----- Source excerpt -----

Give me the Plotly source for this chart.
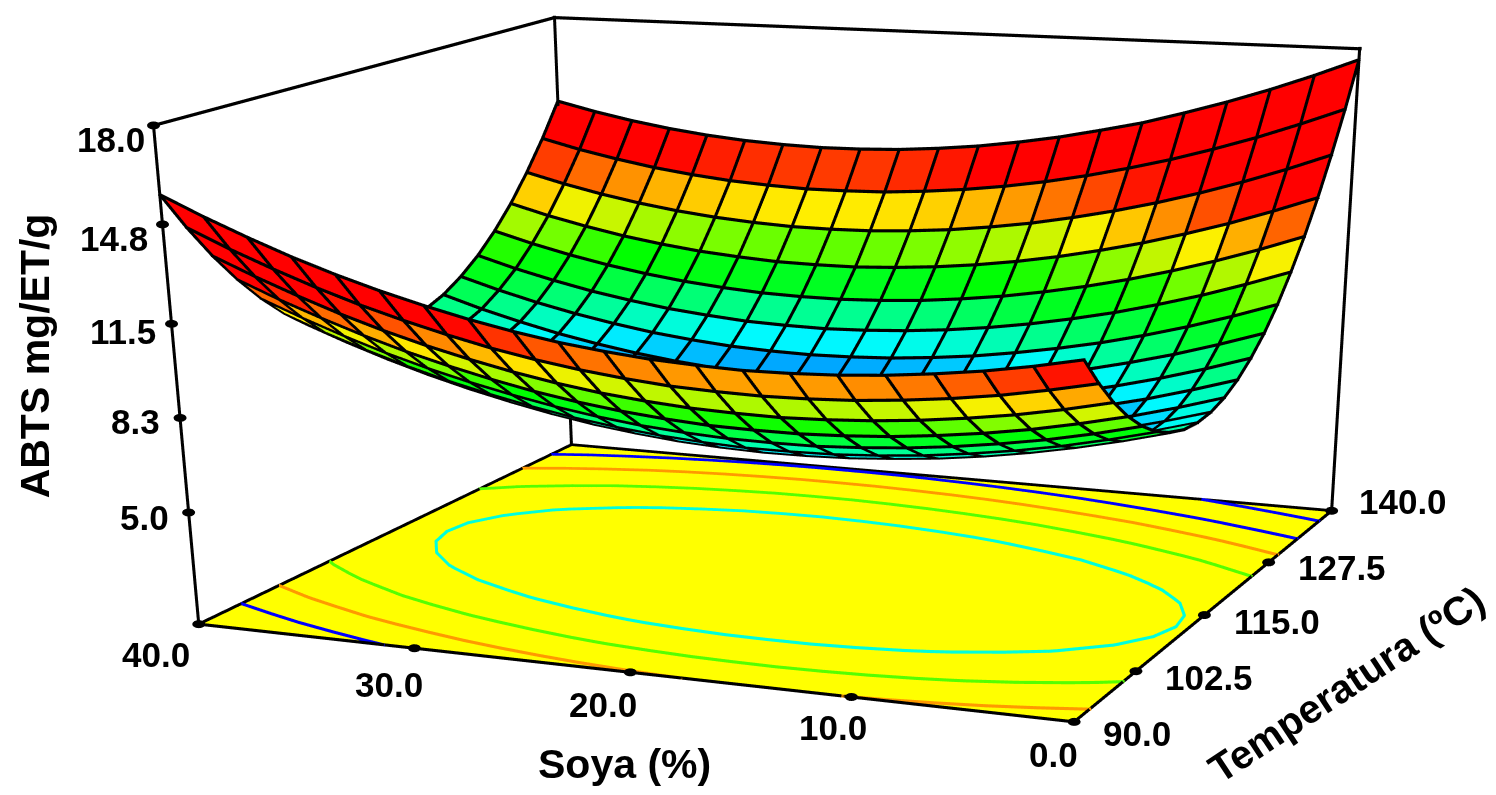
import numpy as np
import plotly.graph_objects as go

# ---------- data ----------
soya = [40,38,36,34,32,30,28,26,24,22,20,18,16,14,12,10,8,6,4,2,0]
temperatura = [90,92.5,95,97.5,100,102.5,105,107.5,110,112.5,115,117.5,120,122.5,125,127.5,130,132.5,135,137.5,140]
abts = [
[15.77,15.14,14.56,14.02,13.54,13.11,12.73,12.39,12.10,11.86,11.68,11.54,11.46,11.41,11.43,11.49,11.60,11.76,11.96,12.22,12.53],
[14.45,13.83,13.27,12.75,12.28,11.87,11.50,11.17,10.90,10.68,10.51,10.38,10.32,10.29,10.32,10.39,10.52,10.69,10.91,11.19,11.51],
[13.26,12.66,12.11,11.60,11.15,10.75,10.40,10.09,9.83,9.62,9.47,9.36,9.31,9.29,9.34,9.43,9.57,9.76,9.99,10.28,10.62],
[12.21,11.62,11.09,10.60,10.16,9.78,9.44,9.14,8.90,8.71,8.57,8.47,8.44,8.44,8.50,8.60,8.76,8.96,9.21,9.52,9.87],
[11.29,10.72,10.20,9.72,9.30,8.93,8.61,8.33,8.10,7.92,7.80,7.72,7.70,7.71,7.79,7.91,8.08,8.30,8.56,8.88,9.25],
[10.50,9.94,9.44,8.98,8.57,8.22,7.91,7.64,7.43,7.27,7.16,7.09,7.09,7.12,7.21,7.34,7.53,7.76,8.04,8.38,8.76],
[9.84,9.30,8.81,8.37,7.98,7.64,7.34,7.09,6.90,6.75,6.66,6.61,6.62,6.67,6.78,6.92,7.12,7.37,7.67,8.02,8.42],
[9.32,8.79,8.32,7.89,7.52,7.19,6.91,6.68,6.50,6.37,6.29,6.25,6.28,6.34,6.47,6.63,6.84,7.11,7.42,7.79,8.20],
[8.94,8.43,7.97,7.56,7.20,6.89,6.62,6.40,6.24,6.12,6.06,6.04,6.08,6.16,6.30,6.47,6.70,6.98,7.31,7.69,8.12],
[8.69,8.19,7.75,7.35,7.01,6.71,6.46,6.26,6.11,6.01,5.96,5.95,6.01,6.10,6.26,6.45,6.69,6.99,7.33,7.73,8.17],
[8.58,8.10,7.67,7.29,6.96,6.68,6.44,6.25,6.12,6.03,6.00,6.01,6.08,6.19,6.36,6.56,6.82,7.13,7.49,7.90,8.36],
[8.60,8.13,7.72,7.35,7.04,6.77,6.55,6.38,6.26,6.19,6.17,6.19,6.28,6.40,6.59,6.81,7.08,7.41,7.78,8.21,8.68],
[8.76,8.31,7.91,7.56,7.26,7.00,6.80,6.64,6.54,6.48,6.48,6.52,6.62,6.76,6.96,7.20,7.48,7.82,8.21,8.65,9.14],
[9.04,8.60,8.22,7.88,7.60,7.36,7.17,7.03,6.94,6.90,6.91,6.96,7.08,7.23,7.45,7.70,8.00,8.36,8.76,9.22,9.72],
[9.47,9.05,8.68,8.36,8.09,7.86,7.69,7.56,7.49,7.46,7.49,7.56,7.69,7.86,8.09,8.36,8.67,9.04,9.46,9.93,10.45],
[10.02,9.61,9.26,8.95,8.70,8.49,8.34,8.22,8.17,8.15,8.20,8.29,8.43,8.62,8.86,9.15,9.48,9.87,10.30,10.79,11.32],
[10.71,10.32,9.98,9.69,9.45,9.26,9.12,9.02,8.98,8.98,9.04,9.14,9.30,9.50,9.76,10.06,10.41,10.81,11.26,11.76,12.31],
[11.53,11.15,10.83,10.55,10.33,10.15,10.03,9.94,9.92,9.93,10.01,10.13,10.30,10.52,10.79,11.11,11.47,11.89,12.35,12.87,13.43],
[12.50,12.14,11.83,11.57,11.36,11.20,11.09,11.02,11.01,11.04,11.13,11.26,11.45,11.68,11.97,12.30,12.68,13.11,13.59,14.12,14.70],
[13.59,13.24,12.95,12.70,12.51,12.36,12.27,12.21,12.22,12.26,12.37,12.52,12.72,12.97,13.27,13.62,14.01,14.46,14.95,15.50,16.09],
[14.82,14.49,14.21,13.98,13.80,13.67,13.59,13.55,13.57,13.63,13.75,13.91,14.13,14.39,14.71,15.05,15.48,15.94,16.45,17.01,17.62],
]
z_floor = 1.0
z_top = 18.0
contour_levels = [8.0, 9.7, 11.5, 13.3, 15.85]
contour_colors = ['#00FFDD', '#55FF00', '#FF9900', '#0000FF', '#0000FF']
color_z = [6.0, 7.2, 7.85, 8.6, 9.5, 10.0, 10.55, 11.6, 13.3]
color_rgb = [(0,0,255),(0,168,255),(0,250,255),(0,255,144),(0,255,28),(0,255,0),(112,255,0),(255,240,0),(255,0,0)]
row_colour_shift = [1.3,1.2,1.2,1.1,1.0,0.95,0.8,0.5]
z_ticks = [5.0, 8.3, 11.5, 14.8, 18.0]
z_labels = ['5.0','8.3','11.5','14.8','18.0']
s_dots = [40, 29.4, 19.3, 9.45, 0]
s_labels = ['40.0','30.0','20.0','10.0','0.0']
t_dots = [90, 100.4, 113.0, 126.0, 140]
t_labels = ['90.0','102.5','115.0','127.5','140.0']

# ---------- camera ----------
W, H = 1496, 3000
LO = np.array([90.0,0.0,z_floor]); HI = np.array([140.0,40.0,z_top])
EYE = np.array([-7.3587,-3.2299,1.5673]); CEN = np.array([-1.4788,-0.5332,-2.0023])
UP = np.array([0.0113,-0.0133,1.0]); ASP = np.array([1.7694,1.9656,1.0])
PAD = 0.05
F = (H/2)/np.tan(np.pi/8)
fw = (CEN-EYE)/np.linalg.norm(CEN-EYE)
rt = np.cross(fw,UP); rt /= np.linalg.norm(rt)
upv = np.cross(rt,fw)

def cube(p): return ((np.asarray(p,float)-LO)/(HI-LO)-.5)*ASP
def data(c): return (np.asarray(c)/ASP+.5)*(HI-LO)+LO
def depth(c): return (c-EYE)@fw

def ribbon(a, b, px):
    """camera-facing quads for segments a->b (data coords)"""
    a, b = cube(a), cube(b)
    v = -(a+b)/2+EYE
    v /= np.linalg.norm(v,axis=1,keepdims=True)
    n = np.cross(b-a, v); n /= (np.linalg.norm(n,axis=1,keepdims=True)+1e-12)
    ha = (px/2*depth(a)/F)[:,None]; hb = (px/2*depth(b)/F)[:,None]
    ea = (b-a)/(np.linalg.norm(b-a,axis=1,keepdims=True)+1e-12)
    a2 = a-ea*ha; b2 = b+ea*hb
    lift = v*0.012
    pts = np.stack([a2-n*ha+lift,a2+n*ha+lift,b2+n*hb+lift,b2-n*hb+lift],1).reshape(-1,3)
    k = np.arange(len(a))*4
    return data(pts), np.c_[np.r_[k,k],np.r_[k+1,k+2],np.r_[k+2,k+3]]

def mesh(pts, tri, **kw):
    return go.Mesh3d(x=pts[:,0],y=pts[:,1],z=pts[:,2],i=tri[:,0],j=tri[:,1],k=tri[:,2],
        lighting=dict(ambient=1,diffuse=0,specular=0,roughness=1,fresnel=0),flatshading=True,hoverinfo='skip',showscale=False,**kw)

S = np.array(soya,float); T = np.array(temperatura,float); Z = np.array(abts,float)
ni, nj = Z.shape
TT, SS = np.meshgrid(T,S,indexing='ij')
V = np.c_[TT.ravel(),SS.ravel(),Z.ravel()]

def cmap(z):
    return [f"rgb({int(round(np.interp(v,color_z,[c[0] for c in color_rgb])))},{int(round(np.interp(v,color_z,[c[1] for c in color_rgb])))},{int(round(np.interp(v,color_z,[c[2] for c in color_rgb])))})" for v in z]

tris=[]; zc=[]
for i in range(ni-1):
    sh=row_colour_shift[i] if i<len(row_colour_shift) else 0
    for j in range(nj-1):
        a=i*nj+j; b=a+1; c=a+nj; d=c+1
        m=(Z[i,j]+Z[i,j+1]+Z[i+1,j]+Z[i+1,j+1])/4+sh
        tris+=[(a,b,d),(a,d,c)]; zc+=[m,m]
tris=np.array(tris)

fig=go.Figure()
# floor
fp=np.array([[T[0],S[0],z_floor],[T[0],S[-1],z_floor],[T[-1],S[-1],z_floor],[T[-1],S[0],z_floor]])
fig.add_trace(mesh(fp,np.array([[0,1,2],[0,2,3]]),color='#FFFF00'))
# surface
fig.add_trace(mesh(V,tris,facecolor=cmap(zc)))
# grid lines
A=[];B=[]
for i in range(ni):
    for j in range(nj-1):
        A.append((T[i],S[j],Z[i,j]));B.append((T[i],S[j+1],Z[i,j+1]))
for j in range(nj):
    for i in range(ni-1):
        A.append((T[i],S[j],Z[i,j]));B.append((T[i+1],S[j],Z[i+1,j]))
p,t=ribbon(np.array(A),np.array(B),3.0)
fig.add_trace(mesh(p,t,color='black'))
# floor contours (marching squares on the table)
def contour(level):
    A=[];B=[]
    for i in range(ni-1):
        for j in range(nj-1):
            c=[(T[i],S[j],Z[i,j]),(T[i],S[j+1],Z[i,j+1]),(T[i+1],S[j+1],Z[i+1,j+1]),(T[i+1],S[j],Z[i+1,j])]
            pts=[]
            for e in range(4):
                q,r=c[e],c[(e+1)%4]
                if (q[2]>=level)!=(r[2]>=level):
                    w=(level-q[2])/(r[2]-q[2])
                    pts.append((q[0]+w*(r[0]-q[0]),q[1]+w*(r[1]-q[1]),z_floor))
            if len(pts)==2: A.append(pts[0]);B.append(pts[1])
            elif len(pts)==4: A+= [pts[0],pts[2]];B+=[pts[1],pts[3]]
    return np.array(A),np.array(B)
for lv,col in zip(contour_levels,contour_colors):
    a,b=contour(lv)
    p,t=ribbon(a,b,3.0)
    fig.add_trace(mesh(p,t,color=col))
# box
t0,t1,s0,s1=90,140,40,0
box=[((t0,s0,z_floor),(t0,s1,z_floor)),((t0,s1,z_floor),(t1,s1,z_floor)),((t1,s1,z_floor),(t1,s0,z_floor)),((t1,s0,z_floor),(t0,s0,z_floor)),
     ((t0,s0,z_floor),(t0,s0,z_top)),((t1,s0,z_floor),(t1,s0,z_top)),((t1,s1,z_floor),(t1,s1,z_top)),
     ((t0,s0,z_top),(t1,s0,z_top)),((t1,s0,z_top),(t1,s1,z_top))]
p,t=ribbon(np.array([b[0] for b in box],float),np.array([b[1] for b in box],float),3.0)
fig.add_trace(mesh(p,t,color='black'))
# tick dots
dots=[(t0,s0,z) for z in z_ticks]+[(t0,s,z_floor) for s in s_dots]+[(t,s1,z_floor) for t in t_dots]
pp=[];tt=[]
for d in dots:
    c=cube(d)+(EYE-cube(d))/np.linalg.norm(EYE-cube(d))*0.02
    dp=depth(c)/F; base=len(pp); pp.append(c)
    for q in range(20):
        an=2*np.pi*q/20
        pp.append(c+rt*np.cos(an)*6.5*dp+upv*np.sin(an)*4*dp)
        tt.append((base,base+1+q,base+1+(q+1)%20))
fig.add_trace(mesh(data(np.array(pp)),np.array(tt),color='black'))

# labels
FONT=dict(family='Liberation Sans',size=35,color='black')
TFONT=dict(family='Liberation Sans',size=41,color='black')
TFONT2=dict(family='Liberation Sans',size=40,color='black')
def lab(pos,text,dx,dy,font=FONT,angle=0):
    return dict(x=pos[0],y=pos[1],z=pos[2],text=f'<b>{text}</b>',showarrow=False,xanchor='center',yanchor='middle',
                xshift=dx,yshift=dy,font=font,textangle=angle)
ann=[]
zoff=[(-44,-5),(-45,-4),(-49,-8),(-48,-14),(-43,-14)]
for z,l,o in zip(z_ticks,z_labels,zoff): ann.append(lab((t0,s0,z),l,*o))
soff=[(-43,-30),(-25,-36),(-27,-32),(-18,-31),(-21,-33)]
for s,l,o in zip(s_dots,s_labels,soff): ann.append(lab((t0,s,z_floor),l,*o))
toff=[(63,-12),(73,-6),(73,-6),(73,-5),(71,9)]
for tv,l,o in zip(t_dots,t_labels,toff): ann.append(lab((tv,s1,z_floor),l,*o))
ann.append(lab((t0,20,z_floor),'Soya (%)',9,-93,TFONT))
ann.append(lab((t0,s0,11.5),'ABTS mg/ET/g',-137,-32,TFONT,-90))
ann.append(lab((115,s1,z_floor),'Temperatura (ºC)',132,-77,TFONT2,-33.5))

def prange(i):
    d=(HI[i]-LO[i])*PAD
    return [LO[i]-d,HI[i]+d]
fig.update_layout(width=W,height=H,margin=dict(l=0,r=0,t=0,b=0),showlegend=False,paper_bgcolor='white',
    scene=dict(domain=dict(x=[0,1],y=[0,1]),aspectmode='manual',dragmode='orbit',
        aspectratio=dict(x=ASP[0]*(1+2*PAD),y=ASP[1]*(1+2*PAD),z=ASP[2]*(1+2*PAD)),bgcolor='white',
        camera=dict(eye=dict(x=EYE[0],y=EYE[1],z=EYE[2]),center=dict(x=CEN[0],y=CEN[1],z=CEN[2]),up=dict(x=UP[0],y=UP[1],z=UP[2]),projection=dict(type='perspective')),
        xaxis=dict(visible=False,range=prange(0)),yaxis=dict(visible=False,range=prange(1)),zaxis=dict(visible=False,range=prange(2)),
        annotations=ann))
fig.write_html("out.html",config=dict(displayModeBar=False,responsive=False),
   post_script="document.documentElement.style.overflow='hidden';document.documentElement.style.height='795px';document.body.style.margin='0';document.body.style.height='795px';document.body.style.overflow='hidden';")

-----

* Exercise goal: Starting at the top of the listing above, please restate word for word each line up to and including the one that holds "import plotly.graph_objects as go", omitting every image.

* Exercise result:
Give me the Plotly source for this chart.
import numpy as np
import plotly.graph_objects as go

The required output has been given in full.